I always knew I’d need someone like you.
The ironic thing is I had been praying for you for years, only I didn’t recognize you when you finally came along. It took me much longer than you to feel the assurance that we were always meant to be. And that had nothing to do with you, and everything to do with me and my low self-esteem.
I even knew I would be tentative at first, so I prayed for a safeguard: a man who wouldn’t give up on me, no matter what. And you never did. You were always so sure of us, pursuing me through my doubt and insecurities, reminding me of my worth through your selfless love and pure intentions.
I used to envy the “love at first sight” stories. But now I know that God never created me to love like that. He always had planned for me a young man who would feel enough of that for the both of us.
And I assume He also knew that when my heart finally caught up to my head that the love I’d feel for you would far surpass any fleeting feelings of first sight desire.
Because the truth is as much as I may want those ongoing sparks of young love, that kind of selfish and superficial love isn’t what makes our marriage work. Often it’s in the daily sacrifices that I see your love best displayed:
The hard work and dedication to build upon your career so you can better provide for your growing family.
The time you pour into managing our finances and planning for our future.
The effort you make to stay in-touch by sending quick texts or scheduling a call or FaceTime during your long work trips.
The time you spend playing with our son, changing diapers, making peanut butter and jelly sandwiches, and reading bedtime stories.
The support and encouragement you’ve provided me through the years by listening with your heart and offering guidance in your gentle manner.
The nightly prayers you pray for your family as you wearily kneel beside the bed after a long, hard day at work.
I’ve always known I’d need someone like you.
The kind of man who would come alongside me, tenderly take my hand, and lovingly lead me toward our future together.
The kind of man who challenges me to step outside my comfort zone to pursue the life God had planned for me all along.
The kind of man who accepts me for who I am, yet pushes me to be more than I ever dreamt possible.
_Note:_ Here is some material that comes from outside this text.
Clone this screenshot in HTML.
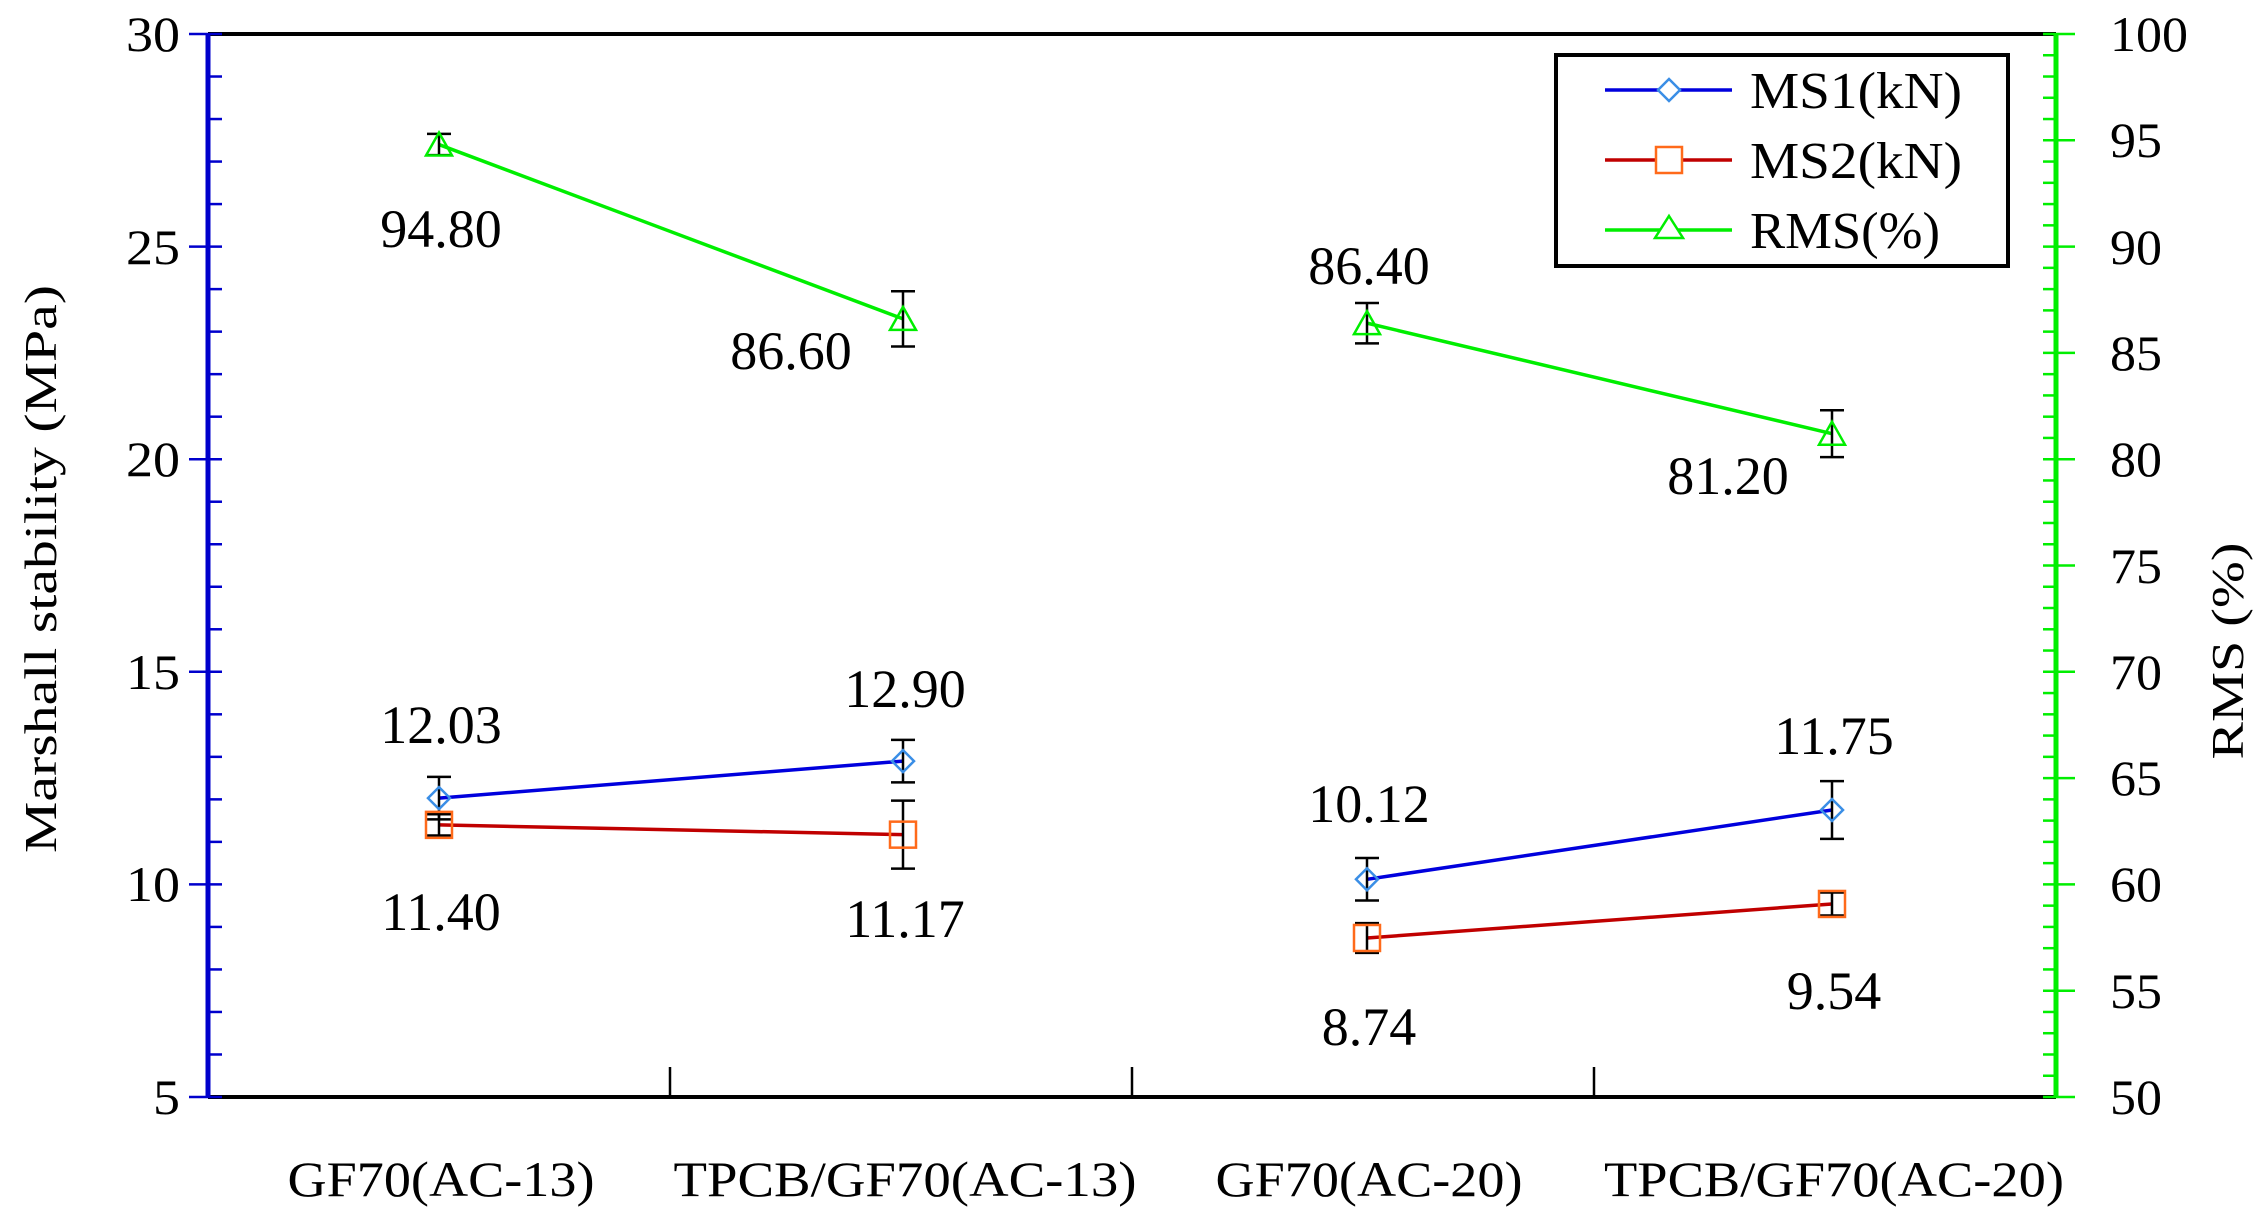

So when I say I love you because you first loved me, please know that doesn’t mean I love you any less. It just means, you have always loved me so completely, just as God intended a man to love his wife.
It means my love for you only continues to grow stronger and deeper with each passing year. For it’s in and through you that my love finds its home.
So thank you, sweet husband of mine, for creating a safe place for my love to grow and flourish. Thank you for creating this beautiful place for my love to call home.